池さんの人柄、努力に触れ、選手の態度が変わった。当時の4年生には日本代表の中島イシレリ(神戸製鋼)、セブンズ日本代表の小澤大(トヨタ自動車)らがいた。当時を思い出すたびに池さんの涙腺は緩む。
「私の頑張りを学生が見て、私の下手な言葉をよく聞いてくれた。『ヨンギさん頑張ったね』と言われたこともある。それからシーズンに入って、『ヨンギさんのために絶対に勝つ』という言葉を聞いたときは、一番嬉しかったですね。今も涙が出るくらいです」
そのシーズンで流経大は震災を乗り越え、創部史上初の偉業を成し遂げる。
創部47年目にして、関東大学リーグ戦を初制覇。内山監督が秩父宮ラグビー場の空に舞った。
しかしチームの栄光の陰で、池さんは苦しんでいた。
来日当初から経済的に困窮していた。チームには言わず、3年にわたり深夜の清掃アルバイトをした。当時の睡眠時間は3時間。眠れないまま練習へ行った回数は数え切れない。
内山監督は「私の神様」。
だから恩人である内山監督の前で、ときどき寝落ちした。毎回無礼を咎められたが、睡眠不足の理由は言わなかった。
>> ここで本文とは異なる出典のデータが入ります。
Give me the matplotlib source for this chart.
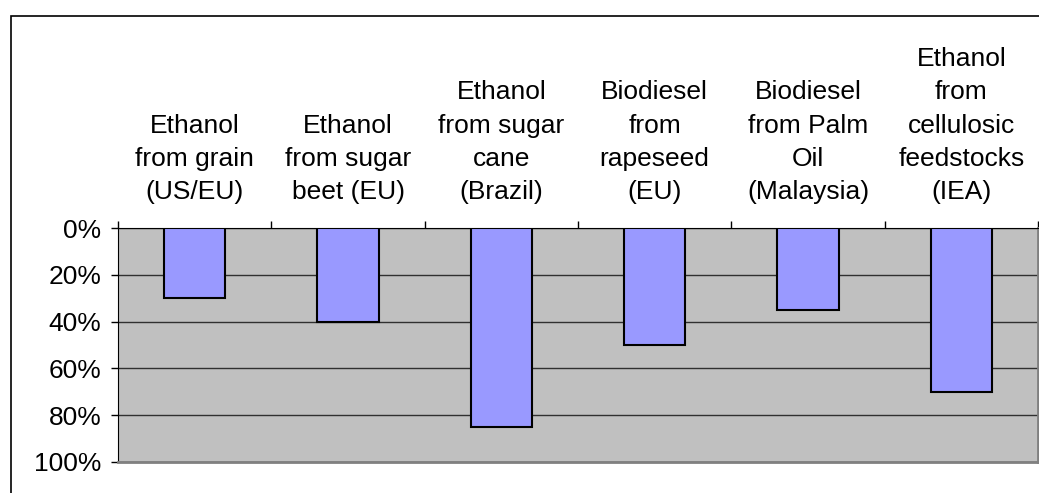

意地だった。
「個人の生活のことですよね。自分で『コーチになりたい』と言って来ているのに、大変、辛い、お金ないって言いたくなかったんですね。『じゃあ辞めれば』ってなっちゃうんで」
池さんは内山監督のことを「私の神様」と言って憚らない。アパートの賃貸契約の保証人は内山監督だ。車を譲ってくれたこともある。そんな恩人にこれ以上の迷惑は掛けられない。
しかし結局は、内山監督の情が上回った。
知人を介してアルバイトの事実を知った内山監督は、池さんに告げる。もうアルバイトは辞めて、コーチに専念しろ。金は、俺がなんとかする。
2015年、池さんに男子15人制の韓国代表コーチのオファーがきた。戦術や練習を指揮する、実質的なヘッドコーチの依頼だった。そのときも内山監督は「チャンスだから行ってこい」と送り出してくれた。